The Deputy's supplementary question is an important one. My Department are fully conscious of the new situation that arises as a result of the channel tunnel. We have had in-depth studies, including international conferences on that specific point. Secondly, through research done in my Department in the Kerry and Cork regions, we are aware of the substantial benefit that the Swansea-Cork Ferries provide for that region. The original allocation of £500,000 was made as a once off payment out of the tourist fund. I managed last year to get £300,000. This year, as against operations in 1989 at the end of the year, I succeeded in getting £500,000 as an earnest of my commitment for tourist reasons. That money——

(Limerick East): The widow's mite.

That is peanuts.

To the Deputy in Dingle that is peanuts, of course.

The Minister knows that that will do nothing.

We are talking about a most disadvantaged region.

I think that it is a substantial sum of money.

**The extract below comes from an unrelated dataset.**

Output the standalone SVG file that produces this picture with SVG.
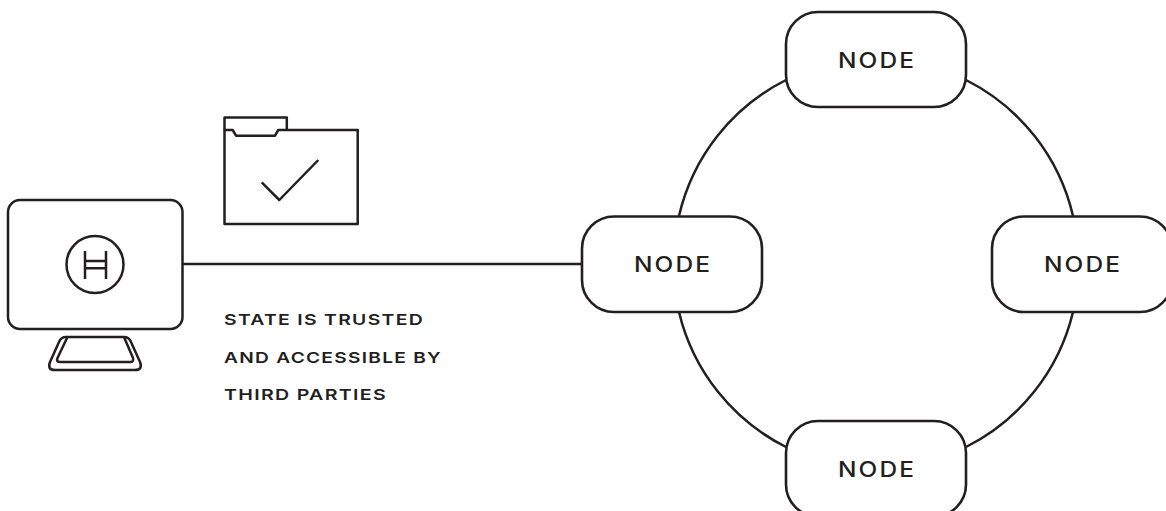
<svg xmlns="http://www.w3.org/2000/svg" width="1166" height="511" viewBox="0 0 1166 511">
<style>
.s{fill:none;stroke:#231f20;stroke-width:2.5;stroke-linejoin:round}
.n{fill:#fff;stroke:#231f20;stroke-width:2.6}
.c{fill:none;stroke:#231f20;stroke-width:2.5}
.t{font-family:"Inter","Liberation Sans",sans-serif;fill:#231f20;font-weight:600}
.nl{font-size:21px;font-weight:500;letter-spacing:1.800px}
.cap{font-size:15px;letter-spacing:1px}
</style>
<rect width="1166" height="511" fill="#fff"/>
<g id="connectors">
<path class="c" d="M183 264H582"/>
<path class="c" d="M786 80A204 204 0 0 0 679 216"/>
<path class="c" d="M966 80A204 204 0 0 1 1073 216"/>
<path class="c" d="M679 312A204 204 0 0 0 786 447"/>
<path class="c" d="M1073 312A204 204 0 0 1 966 447"/>
</g>
<g id="node-top"><rect class="n" x="786" y="12" width="180" height="95" rx="32"/><text class="t nl" x="838" y="68" textLength="78" lengthAdjust="spacingAndGlyphs">NODE</text></g>
<g id="node-left"><rect class="n" x="582" y="216.500" width="180" height="95.500" rx="32"/><text class="t nl" x="634" y="272" textLength="78" lengthAdjust="spacingAndGlyphs">NODE</text></g>
<g id="node-right"><rect class="n" x="992" y="216.500" width="180" height="95.500" rx="32"/><text class="t nl" x="1044" y="272" textLength="78" lengthAdjust="spacingAndGlyphs">NODE</text></g>
<g id="node-bottom"><rect class="n" x="786" y="421" width="180" height="95.500" rx="32"/><text class="t nl" x="838" y="477" textLength="78" lengthAdjust="spacingAndGlyphs">NODE</text></g>
<g id="computer">
<rect class="s" x="8" y="200" width="174.500" height="129" rx="12"/>
<circle class="s" cx="95" cy="264.500" r="28.500"/>
<path class="s" d="M85 251V279M106 251V279M85 261H106M85 268.300H106"/>
<path class="s" d="M59 342Q61 337 66 337H124Q129 337 131 342L140 362Q143 370 135 370H55Q47 370 50 362Z"/>
<path class="s" d="M67.500 337L57.500 358Q56 362 60 362H130Q134 362 133 358L124 337"/>
</g>
<g id="folder">
<path class="s" d="M224.500 130V117.500H286.800V130"/>
<path class="s" d="M224.500 130H232.700L236 135.700H275L278.300 130H357.700V224H224.500Z"/>
<path class="s" d="M261.700 182.300L279.300 200L318.300 160"/>
</g>
<g id="caption">
<text class="t cap" x="224" y="325" textLength="200" lengthAdjust="spacingAndGlyphs">STATE IS TRUSTED</text>
<text class="t cap" x="224" y="363" textLength="218" lengthAdjust="spacingAndGlyphs">AND ACCESSIBLE BY</text>
<text class="t cap" x="224" y="400" textLength="163" lengthAdjust="spacingAndGlyphs">THIRD PARTIES</text>
</g>
</svg>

The Minister does not care.

I call Deputy Sherlock.

I missed the first part of the Minister's reply. At present, as stated at a meeting of Cork County Council to the Taoiseach by his own party, is it still possible, as a result of deliberations on representations being made to him, that the funds which are sought will be granted? Secondly, will the Minister not consider allocating funds for tourism, as the whole thing is very tourist orientated, specifically to the Cork-Swansea car ferry?

The Deputy has a positive approach to it. The latter part of my reply is relevant to his question. I would hope that the area would be able to put up funds and I will then meet the people concerned and have discussions with them.

God help us.

Deputy O'Keeffe knows the story. He was there. The other Deputies were not.